LGBTQ resource centers for Utah on hold due to funding issues
Nov 14, 2022, 10:32 PM | Updated: Nov 15, 2022, 5:42 am
PROVO, Utah — A Utah nonprofit dedicated to helping LGBTQ youth is becoming another victim of tough economic times.
For almost six years, Encircle has helped nearly 60,000 LGBTQ teens with three centers across the state.
Stephenie Larsen is the founder and CEO of Encircle. She opened the first center in Provo on Valentine’s Day in 2017. She said the center was immediately full of teens and families looking for resources. So, it was a no-brainer to open two more centers — one in Salt Lake City and another in St. George.
The centers are expensive to run, with highly skilled social workers and therapists, along with staff members. The company is a 501c(3) that is donor funded.
A year and a half ago, with the help of Imagine Dragons and the LOVELOUD Foundation, Larsen raised $8 million to build eight new centers.
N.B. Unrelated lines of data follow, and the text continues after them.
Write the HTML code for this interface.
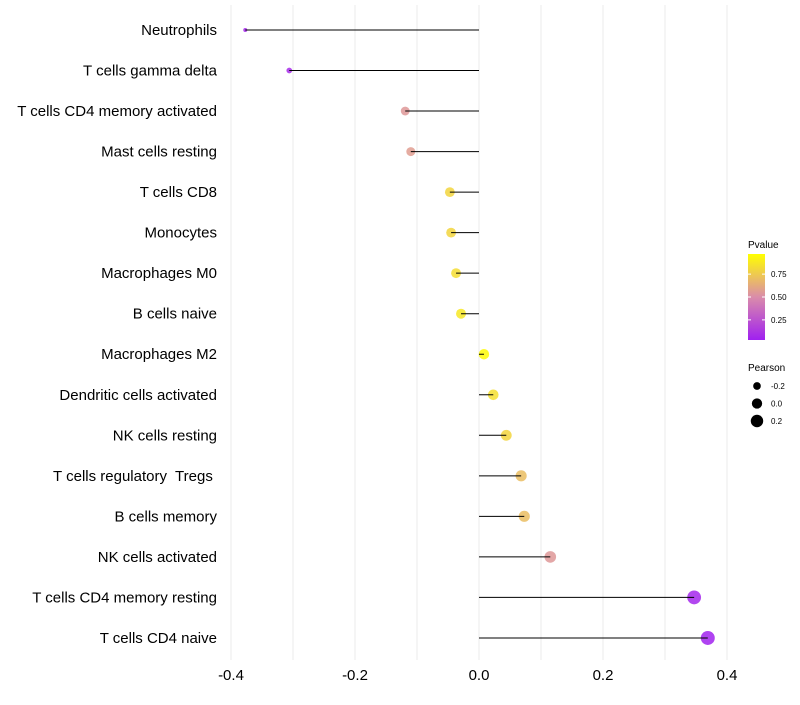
<!DOCTYPE html>
<html><head><meta charset="utf-8"><style>
body{margin:0;background:#fff;font-family:"Liberation Sans",sans-serif}
svg text{font-family:"Liberation Sans",sans-serif;white-space:pre}
</style></head><body>
<svg id="c" width="800" height="700"></svg>
<script>
const categories=["Neutrophils","T cells gamma delta","T cells CD4 memory activated","Mast cells resting","T cells CD8","Monocytes","Macrophages M0","B cells naive","Macrophages M2","Dendritic cells activated","NK cells resting","T cells regulatory  Tregs ","B cells memory","NK cells activated","T cells CD4 memory resting","T cells CD4 naive"];
const pearson=[-0.377,-0.306,-0.119,-0.110,-0.047,-0.045,-0.037,-0.029,0.008,0.023,0.044,0.068,0.073,0.115,0.347,0.369];
const pvalues=[0.06,0.08,0.55,0.57,0.8,0.8,0.83,0.87,0.95,0.84,0.8,0.7,0.7,0.55,0.06,0.04];
const xTicks=[-0.4,-0.2,0.0,0.2,0.4];
const xTickLabels=["-0.4","-0.2","0.0","0.2","0.4"];
const legTicks=[0.75,0.5,0.25];
const sizeLeg=[-0.2,0.0,0.2];

const NS="http://www.w3.org/2000/svg";
const svg=document.getElementById('c');
function mk(t,a,p){const e=document.createElementNS(NS,t);for(const k in a)e.setAttribute(k,a[k]);(p||svg).appendChild(e);return e;}
const x=v=>479+v*620;
const y=i=>30+i*40.53;
const r=v=>Math.sqrt(Math.max(4,26.7+60.3*v));
function col(p){
 const s=[[0,[160,32,240]],[0.5,[218,140,170]],[1,[255,255,0]]];
 const t=Math.max(0,Math.min(1,(p-0.03)/0.94));
 let a=s[0],b=s[1];if(t>0.5){a=s[1];b=s[2];}
 const f=(t-a[0])/(b[0]-a[0]);
 return 'rgb('+a[1].map((c,k)=>Math.round(c+(b[1][k]-c)*f)).join(',')+')';
}
for(let v=-0.4;v<=0.401;v+=0.1){const g=mk('line',{x1:x(v),x2:x(v),y1:5,y2:660,stroke:'#ebebeb','stroke-width':1});

}
xTicks.forEach((v,i)=>{const t=mk('text',{x:x(v),y:680,'text-anchor':'middle','font-size':15,fill:'#000'});t.textContent=xTickLabels[i];

});
categories.forEach((c,i)=>{
 const t=mk('text',{x:217,y:y(i)+5,'text-anchor':'end','font-size':15,fill:'#000'});t.textContent=c;
 
 
 const d=mk('circle',{cx:x(pearson[i]),cy:y(i),r:r(pearson[i]),fill:col(pvalues[i]),'fill-opacity':0.85});
 
 
 const l=mk('line',{x1:x(0),x2:x(pearson[i]),y1:y(i),y2:y(i),stroke:'#000','stroke-width':1});
 
 
});
const lt=mk('text',{x:748,y:248,'font-size':10});lt.textContent='Pvalue';


const defs=mk('defs',{});const gr=mk('linearGradient',{id:'g',x1:0,y1:1,x2:0,y2:0},defs);
[0,0.25,0.5,0.75,1].forEach(o=>mk('stop',{offset:o,'stop-color':col(0.03+0.94*o)},gr));
const cb=mk('rect',{x:748,y:254,width:17,height:86,fill:'url(#g)'});


legTicks.forEach(p=>{const yy=340-(p-0.03)/0.94*86;
 mk('line',{x1:748,x2:751,y1:yy,y2:yy,stroke:'#fff'});mk('line',{x1:762,x2:765,y1:yy,y2:yy,stroke:'#fff'});
 const t=mk('text',{x:771,y:yy+3,'font-size':8});t.textContent=p.toFixed(2);
 
 });
const st=mk('text',{x:748,y:371,'font-size':10});st.textContent='Pearson';


sizeLeg.forEach((v,i)=>{const yy=386+i*17.5;
 const c=mk('circle',{cx:757,cy:yy,r:r(v),fill:'#000'});
 
 
 const t=mk('text',{x:771,y:yy+3,'font-size':8});t.textContent=v.toFixed(1);
 
 });
</script>
</body></html>
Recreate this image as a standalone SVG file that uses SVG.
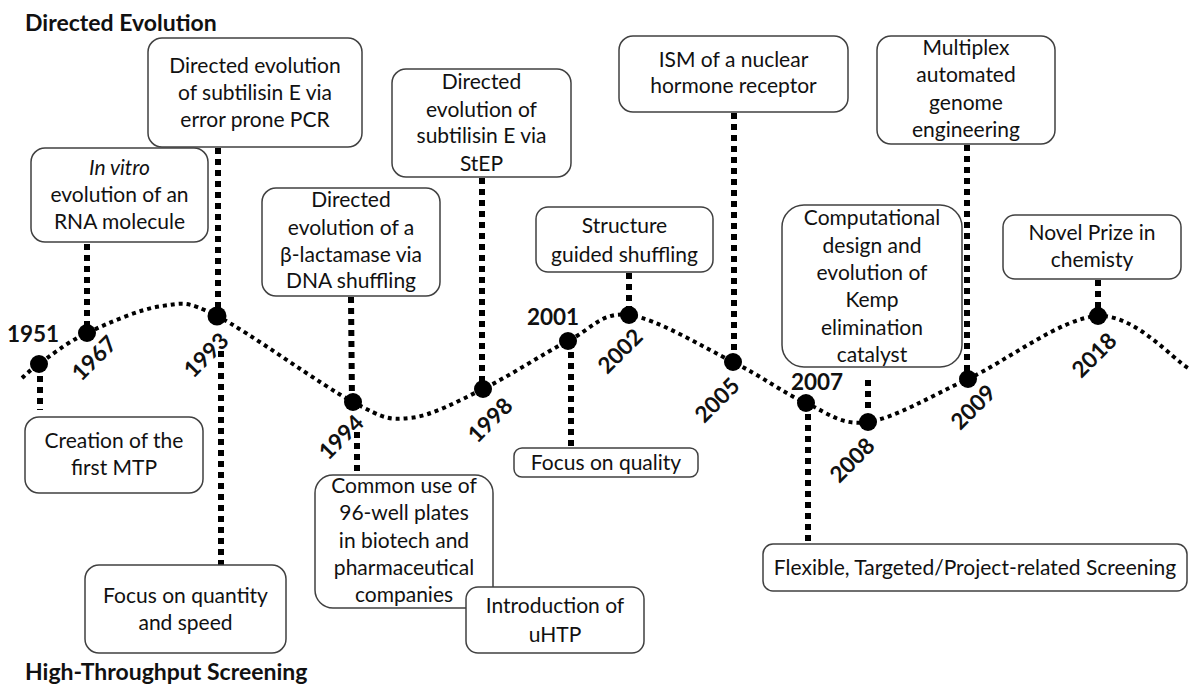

But rising costs of construction combined with inflation have made it impossible to finish two that are currently under construction — one in Ogden and another in Logan.
In addition, Larsen said she made the tough decision to cut her team by 27%.
The decisions have been brutal for Larsen, especially after families have been able to utilize the resources Encircle has available.
Last year, Encircle helped 80% more teens than the year before, so to push pause on projects already in the works is tough.
“I think there is a misunderstanding that Encircle is well funded,” Larsen said. “But this is not an inexpensive project to do.”
The nonprofit gets $200,000 in state money every year, which helps, but Larsen said hiring highly trained social workers and therapists is always going to cost a lot.
A new location in Heber City will open next month, but that will be the last new Encircle for the foreseeable future.